You got the inspiration for “Liberal Arts” when you went back to Kenyon and felt so much older than the students when showing them your first movie, “Happythankyoumoreplease.” What made you feel that way?
Aging’s a funny thing ’cause you don’t really notice it happening. Like one of the characters says in the movie, you always feel like you’re 19. And I just got around the students and they were totally lovely, but they seemed so much younger all of a sudden. When I was at college we all felt, “We couldn’t have been this young!” [Laughs.] It was also just this thing where I realized I was 35 and the students were 18 and 19 and 20 years old, and it was just baffling to me how this had happened that I had gotten to be so much older than these college students.
So it wasn’t you overhearing them singing Justin Bieber lyrics, or you walking in the room and them saying, “Who invited grandpa?”
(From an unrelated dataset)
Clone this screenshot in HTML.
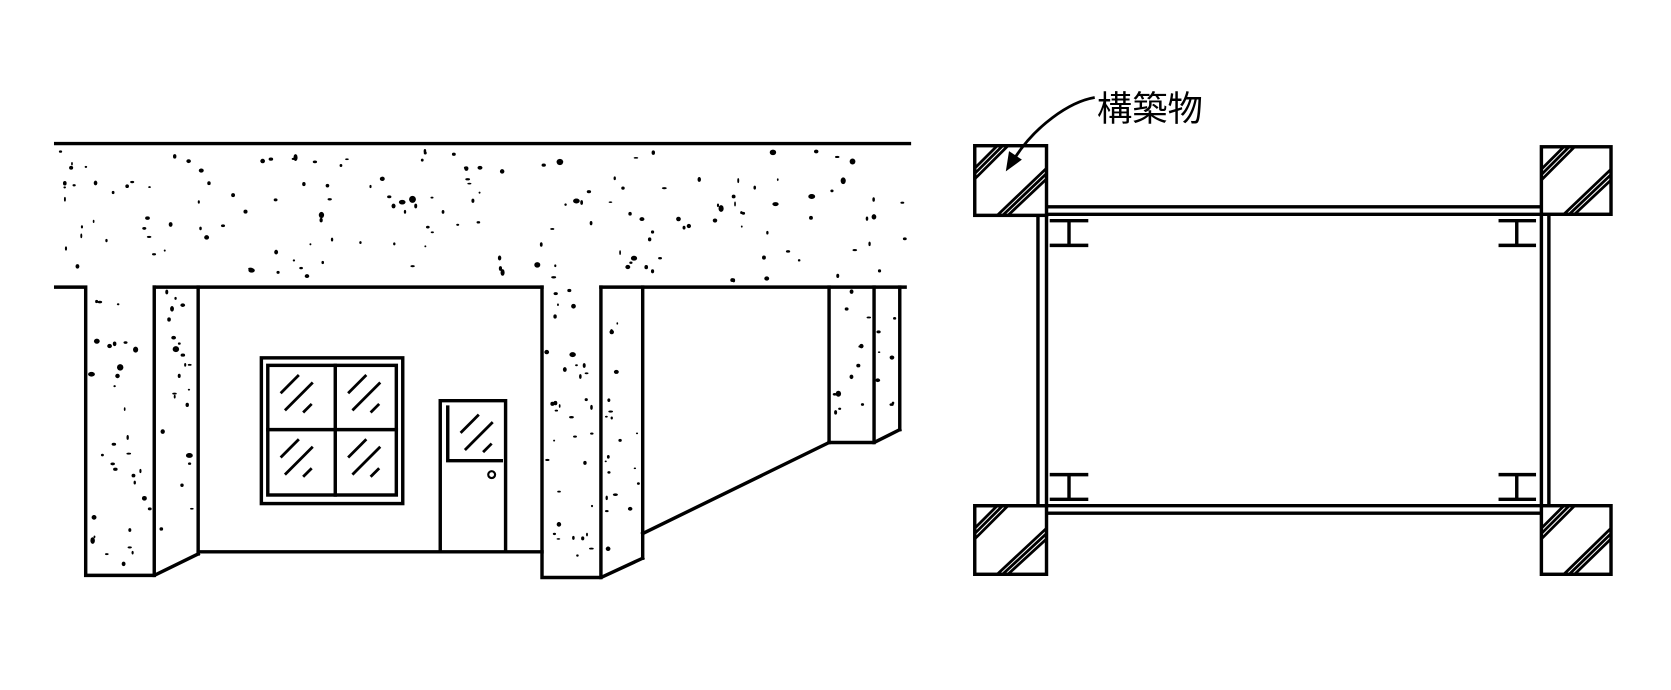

No, I play with a little of that in the movie but mostly everyone was really happy. Plus I get a free pass from those people because college kids love “How I Met Your Mother.” So no one’s all that rude to me. [Laughs.]
The movie’s not based on you but there are connections to your life, from the Kenyon setting to you, like Jesse, at one point tanking your grades because of reading. What else did you experience that Jesse experiences? Being rude to your parents because you didn’t want to leave college? Or, as Jesse comments, being punched in the face for calling yourself a poet out of college?
That didn’t happen. I was really not pleasant to my parents when they came for graduation. I remember feeling like they were coming there to rip me away from this place that I loved and I wasn’t ready to go yet, and I kind of blamed them for college ending. It was silly. I share with Jesse—I wrote in his obsession with and his love of these British romantic poets. My senior year I took a class from a Keats scholar named Ron Sharp who is no longer at Kenyon, but he was an amazingly insightful and exciting teacher. He just taught these poems very beautifully, and I remember being electrified by his class. So I transposed that onto the Judith Fairfield character (played by Allison Janney) and made Jesse a bumbling, tongue-tied idiot when he’s around her because he’s so in awe of her intellect and passion.
Do you remember what you said to your parents when you were upset with them for pulling you out of that life?
No, not really. I just remember being a bit of a jerk. They were happy and wanted to celebrate and I was a little pouty. It wasn’t my finest hour.